ReEXplore: Improving MLLMs for Embodied Exploration with Contextualized Retrospective Experience Replay
Gengyuan Zhang, Mingcong Ding, Jingpei Wu, Ruotong Liao, Volker Tresp
TL;DR
ReEXplore tackles the suboptimality of MLLM-driven embodied exploration by introducing a training-free approach that leverages retrospective experience abstractions and contextual replay. By distilling past trajectories into concise, transferable schemas and retrieving them at inference time, the method provides robust priors that guide frontier ranking and exploration decisions. A hierarchical frontier selection mechanism further stabilizes decisions in large action spaces, enabling coarse-to-fine reasoning.

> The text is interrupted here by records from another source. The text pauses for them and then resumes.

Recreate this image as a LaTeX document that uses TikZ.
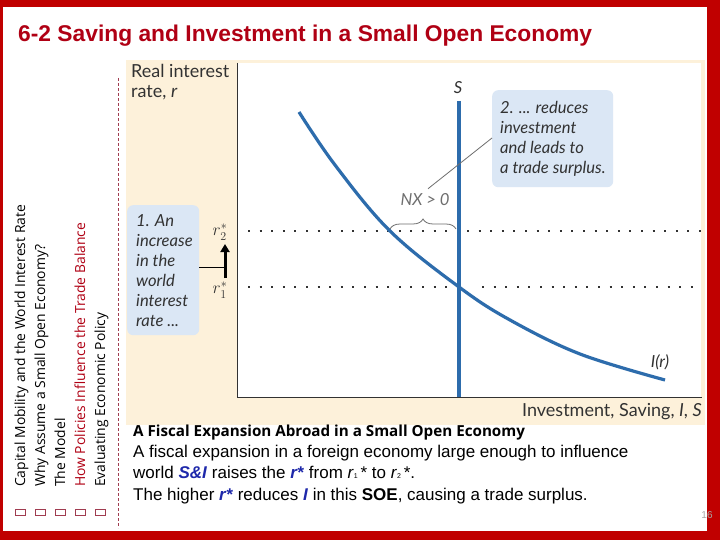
\documentclass[tikz,border=0pt]{standalone}
\usepackage{fontspec}
\setmainfont{Liberation Sans}
\newfontfamily\figfont{Lato}
\newfontfamily\sidefont{Open Sans}
\newfontfamily\headfont{Open Sans}
\usetikzlibrary{decorations.pathreplacing,arrows.meta}
\definecolor{framered}{RGB}{192,0,0}
\definecolor{titlered}{RGB}{176,0,20}
\definecolor{beige}{RGB}{253,241,218}
\definecolor{curveblue}{RGB}{45,108,172}
\definecolor{boxblue}{RGB}{219,231,245}
\definecolor{figtext}{RGB}{50,50,50}
\definecolor{emblue}{RGB}{30,40,170}
\definecolor{bracegray}{RGB}{110,110,110}
\definecolor{dashred}{RGB}{160,60,80}
\tikzset{
  fig/.style={font=\figfont\fontsize{18}{20}\selectfont, text=figtext, inner sep=0pt},
  figit/.style={font=\figfont\itshape\fontsize{16.6}{20}\selectfont, text=figtext, inner sep=0pt, align=left},
  callout/.style={fill=boxblue, rounded corners=6pt},
  dotline/.style={line width=2pt, dash pattern=on 2pt off 9.6pt, figtext},
  side/.style={font=\sidefont\fontsize{13.9}{16}\selectfont, rotate=90, anchor=base west, inner sep=0pt},
  tofu/.style={draw=dashred, line width=0.7pt, minimum width=10pt, minimum height=6pt, inner sep=0pt},
  body/.style={font=\fontsize{17}{21}\selectfont, anchor=base west, inner sep=0pt},
  curve/.style={curveblue, line width=3.2pt},
}
\begin{document}
\begin{tikzpicture}[x=1pt,y=-1pt]
\useasboundingbox (0,0) rectangle (720,540);
\fill[framered] (0,0) rectangle (720,540);
\fill[white] (2.5,7) rectangle (707,531);
% title
\node[anchor=base west, inner sep=0pt, text=titlered, font=\bfseries\fontsize{22.8}{26}\selectfont] (title) at (18,42) {6-2 Saving and Investment in a Small Open Economy};
% sidebar
\draw[dashred, line width=0.8pt, dash pattern=on 3pt off 2pt] (118,78) -- (118,528);
\node[side] (s1) at (25,487) {Capital Mobility and the World Interest Rate};
\node[side] (s2) at (45,487) {Why Assume a Small Open Economy?};
\node[side] (s3) at (65,487) {The Model};
\node[side, text=titlered] (s4) at (85,487) {How Policies Influence the Trade Balance};
\node[side] (s5) at (105,487) {Evaluating Economic Policy};
\foreach \i/\x in {1/20,2/40,3/60,4/80,5/100} \node[tofu] (b\i) at (\x,512) {};
% figure panel
\fill[beige] (126,60) rectangle (705,425);
\fill[white] (237,63) rectangle (701,397);
\draw[figtext, line width=1pt] (237,63) -- (237,397) -- (702,397);
\node[fig, anchor=north west, align=left] (ylab) at (131,64) {Real interest\\rate, \textit{r}};
\node[fig, anchor=base east] (xlab) at (702,416) {Investment, Saving, \textit{I}, \textit{S}};
% dotted lines
\draw[dotline] (248,231) -- (453,231);
\draw[dotline] (467,231) -- (702,231);
\draw[dotline] (248,287) -- (456,287);
\draw[dotline] (482,287) -- (702,287);
% S line and I curve
\draw[curve] (459,101) -- (459,397);
\node[figit] (Slab) at (458,88) {S};
\draw[curve] plot[smooth, tension=0.6] coordinates {(299,112) (335,165) (390,231) (459,287) (510,320) (580,354) (665,380)};
\node[figit] (Ilab) at (660,362) {I(r)};
% brace and NX
\draw[bracegray, line width=0.8pt, decorate, decoration={brace, amplitude=10pt}] (390,229) -- (456,229);
\node[figit, text=bracegray] (nx) at (425,200) {NX > 0};
% callout 2
\node[callout, minimum width=121pt, minimum height=97pt, anchor=north west, inner sep=0pt] (c2) at (492,90) {};
\node[figit, anchor=north west] (c2t) at (500,101) {2. ... reduces\\investment\\and leads to\\a trade surplus.};
\draw[bracegray, line width=0.8pt] (nx.north) ++(3,-5) coordinate (nxp) -- (c2.west |- 0,138);
% callout 1
\node[callout, minimum width=72pt, minimum height=130pt, anchor=north west, inner sep=0pt] (c1) at (127,205) {};
\node[figit, anchor=north west] (c1t) at (136,214) {1. An\\increase\\in the\\world\\interest\\rate ...};
\coordinate (arrbot) at (225,278);
\coordinate (arrtop) at (225,244);
\draw[black, line width=3pt, -{Triangle[width=9pt,length=8pt]}] (arrbot) -- (arrtop);
\draw[black, line width=1pt] (c1.east |- 0,267) -- (arrbot |- 0,267);
\node[fig, font=\fontsize{17}{20}\selectfont] (r2) at (220,232) {$r^{*}_{2}$};
\node[fig, font=\fontsize{17}{20}\selectfont] (r1) at (220,290) {$r^{*}_{1}$};
% bottom text
\node[anchor=base west, inner sep=0pt, font=\headfont\bfseries\fontsize{15.2}{18}\selectfont] (h) at (133,436) {A Fiscal Expansion Abroad in a Small Open Economy};
\node[body] (l1) at (133,457) {A fiscal expansion in a foreign economy large enough to influence};
\node[body] (l2) at (133,478) {world \textcolor{emblue}{\textbf{\textit{S\&I}}} raises the \textcolor{emblue}{\textbf{\textit{r*}}} from \textit{r}{\fontsize{7}{7}\selectfont 1}\,* to \textit{r}{\fontsize{7}{7}\selectfont 2}\,*.};
\node[body] (l3) at (133,500) {The higher \textcolor{emblue}{\textbf{\textit{r*}}} reduces \textcolor{emblue}{\textbf{\textit{I}}} in this \textbf{SOE}, causing a trade surplus.};
\node[inner sep=0pt, text=gray!70, font=\fontsize{10}{12}\selectfont] (pg) at (707,515) {16};
\end{tikzpicture}
\end{document}
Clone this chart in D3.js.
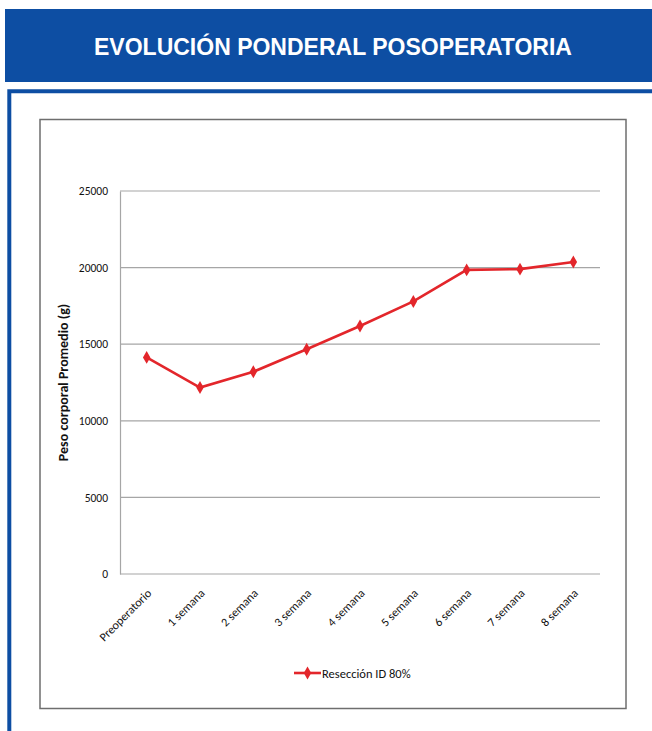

Empirical results across OpenEQA and GOAT-Bench demonstrate up to 3x improvements in success rate and navigation efficiency, validating the effectiveness of non-parametric, memory-informed adaptation for embodied tasks.
Abstract
Embodied exploration is a target-driven process that requires embodied agents to possess fine-grained perception and knowledge-enhanced decision making. While recent attempts leverage MLLMs for exploration due to their strong perceptual and reasoning abilities, we find that MLLM-based embodied agents remain suboptimal in exploring new environments: (i) they rely on profound but stale pre-trained knowledge, (ii) training-based approaches such as imitation learning or reinforcement learning are expensive for long-horizon tasks with sparse outcome rewards, and (iii) frontier-based exploration yields a large, visually nuanced action space that is difficult for MLLMs to make reliable decisions. We address these challenges with ReEXplore, a training-free framework that performs retrospective experience replay to inject distilled, abstract experience at inference time, and hierarchical frontier selection to decompose frontier ranking into coarse-to-fine decisions. Our approach enables robust, traceable, and efficient exploration. Across multiple embodied exploration benchmarks, ReEXplore yields great improvements over strong MLLM baselines, up to 3x higher performance in both success rate and in navigation efficiency under open-source backbones.